L’intérêt de saint Ignace pour l’Afrique – Afrique de l’Ouest
Une série de blogs préparés par l'ARSI (les Archives de la Compagnie de Jésus à Rome) en vue de l'Année ignatienne.
Par Festo Mkenda, SJ - Historien
3. Saint Ignace et l'Afrique de l'Ouest
Les liens qui peuvent être établis entre saint Ignace de Loyola et l'Afrique résultent d'une forte connexion qui existait entre le royaume du Portugal et la Compagnie de Jésus dans ses premières années. En Afrique, les jésuites se sont rendus dans des endroits qui étaient en voie de devenir des sphères d'influence portugaises. Établie comme comptoir commercial portugais depuis 1482, Elmina, dans l'actuel Ghana, était déjà une enclave européenne bien connue sur la côte de l'Afrique de l'Ouest lorsque la Compagnie a été fondée en 1540.
Les prêtres qui s'occupaient des résidents portugais d'Elmina étaient souvent mêlés au commerce de l'or qui était la marque de fabrique des entreprises locales dans la région, et les jésuites en sont venus à être considérés comme un remède à cette corruption religieuse. La reine Catherine du Portugal (1507-78) a fait savoir au Provincial des Jésuites du Portugal que le roi Jean III (1502-57, r.1521-57) souhaitait que les Jésuites remplacent les autres missionnaires à Elmina. Dans une lettre du 30 septembre 1554 du père Diego Mirón (d.1590), le Provincial, à Juan de Polanco (1517-76), secrétaire de saint Ignace, la demande a été relayée dans les termes suivants :
La Reine m'a dit que le Roi a décidé d'envoyer deux Pères de la Compagnie dans une partie de l'Afrique très proche de la Guinée appelée Mina, un endroit d'où provient l'or. Ce territoire a le climat le plus malsain de tous les territoires appartenant aux Portugais. Il ne possède qu'un port et un district administratif. Les habitants de ce pays sont noirs. Le roi a pris cette décision à cause des mauvais rapports qu'il a reçus concernant le clergé qui absout de tout, etc. Il voudrait y avoir deux Pères de la Compagnie, et personne d'autre.
Le texte du père Mirón est la meilleure preuve que nous ayons de ce qu'Ignace pouvait savoir sur Elmina en Afrique de l'Ouest.
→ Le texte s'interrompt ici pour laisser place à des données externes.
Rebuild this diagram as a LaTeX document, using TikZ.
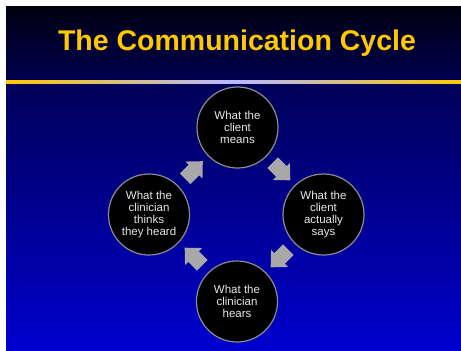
\documentclass[tikz,border=0pt]{standalone}
\usepackage{fontspec}
\setmainfont{Liberation Sans}
\definecolor{gold}{HTML}{FFC800}
\definecolor{hdrtop}{HTML}{000010}
\definecolor{hdrbot}{HTML}{000050}
\definecolor{bodytop}{HTML}{000058}
\definecolor{bodybot}{HTML}{0000D0}
\definecolor{lav}{HTML}{B8B8FF}
\definecolor{ring}{HTML}{8C8C8C}
\definecolor{txt}{HTML}{E8E8E8}
\definecolor{arr}{HTML}{A8A8A8}
\tikzset{
  stage/.style={circle, fill=black, draw=ring, line width=1.2pt, minimum size=81pt,
    inner sep=0pt, text=txt, align=center,
    font=\fontsize{11.5pt}{12pt}\selectfont},
  blockarrow/.style={fill=arr, draw=none}
}
\begin{document}
\begin{tikzpicture}[x=1pt,y=-1pt]
\useasboundingbox (0,0) rectangle (461,351);
\fill[white] (0,0) rectangle (461,351);
% header
\shade[top color=hdrtop, bottom color=hdrbot] (6,6) rectangle (461,80);
% body
\shade[top color=bodytop, bottom color=bodybot] (6,83) rectangle (461,351);
% gold line
\shade[left color=gold, right color=gold, middle color=lav] (6,80) rectangle (461,83);
% title
\node[text=gold, font=\bfseries\fontsize{28.5pt}{31pt}\selectfont] (title) at (237,43.5) {The Communication Cycle};
% circles
\node[stage] (means) at (237.5,127.5) {What the\\client\\means};
\node[stage] (says) at (323.5,214.5) {What the\\client\\actually\\says};
\node[stage] (hears) at (237,301.5) {What the\\clinician\\hears};
\node[stage] (thinks) at (149,214.5) {What the\\clinician\\thinks\\they heard};
% block arrows
\foreach \cx/\cy/\ang in {279/169/-45, 282/256/-135, 196/259/135, 191.5/172.5/45}{
  \begin{scope}[shift={(\cx,\cy)}, rotate=\ang, xshift=3.5pt]
    \fill[blockarrow] (-12.5,-7.5) -- (0,-7.5) -- (0,-12) -- (12.5,0) -- (0,12) -- (0,7.5) -- (-12.5,7.5) -- cycle;
  \end{scope}
}
\end{tikzpicture}
\end{document}
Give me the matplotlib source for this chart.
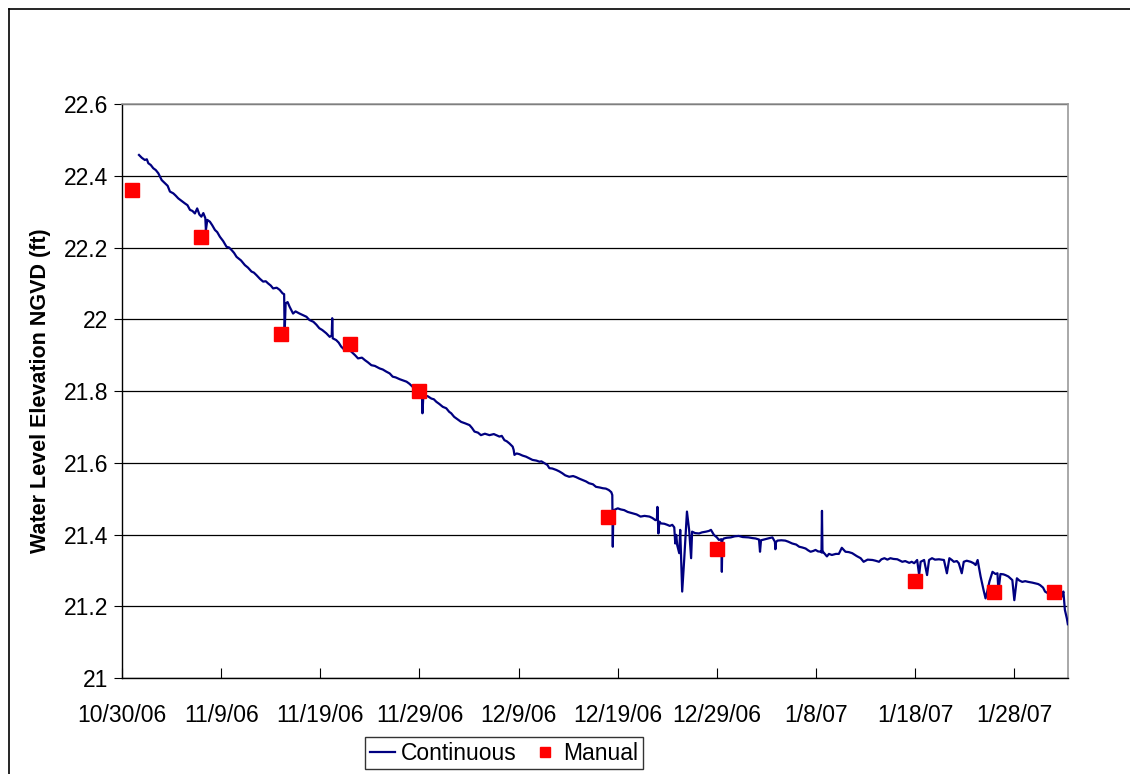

Aucune réponse à cette demande n'a été trouvée et il n'existe aucune trace des premiers jésuites en mission ou travaillant dans cette partie du continent. Ce n'est qu'en 1604 qu'un groupe de jésuites dirigé par le père Balthazar Barreira (mort en 1612) a atteint les îles du Cap-Vert et a établi des activités missionnaires sur le continent, jusqu'à la Guinée-Bissau, le Sierra Leone et le Bénin actuels.
Malgré
l'absence de preuves supplémentaires permettant de relier Ignace et les
premiers jésuites à l'Afrique de l'Ouest, le texte du père Mirón a été comme un
engrais, fertilisant l'imagination de nombreux historiens. La fausse suggestion
contenue dans le numéro de 1952 de La
Croix au Dahomey, selon laquelle saint François Xavier (1506-52), l'un des
premiers compagnons d'Ignace, aurait fait escale à Elmina, a été démentie par
les recherches considérables du père Georg Schurhammer (1882-1971) sur les
voyages de Xavier. Et, sans nouvelles preuves, il est probablement inutile que
les jésuites ou d'autres personnes tentent à nouveau de relier les premiers
jésuites à la région avant 1604. Le Ghana lui-même a dû attendre jusqu'en 1974
pour recevoir son premier missionnaire jésuite. Une résidence a ensuite été
construite sur une propriété surplombant l'océan Atlantique dans la ville de
Cape Coast, à environ treize kilomètres du château historique d'Elmina.
Baptisée Claver House, la résidence est aujourd'hui le lieu d'un programme de
formation du "Troisième an" pour les jésuites.
Fig. 3.1. Carte nautique de 1563 cartographiant le littoral ouest-africain et la localisation d'Elmina (Mina), par le cartographe portugais Lázaro Luís.
Fig. 3.2. Le château d'Elmina en 2010 (Photo de Damien Halleux Radermecker).
Fig. 3.3. La chapelle de la Claver House, Cape Coast, Ghana.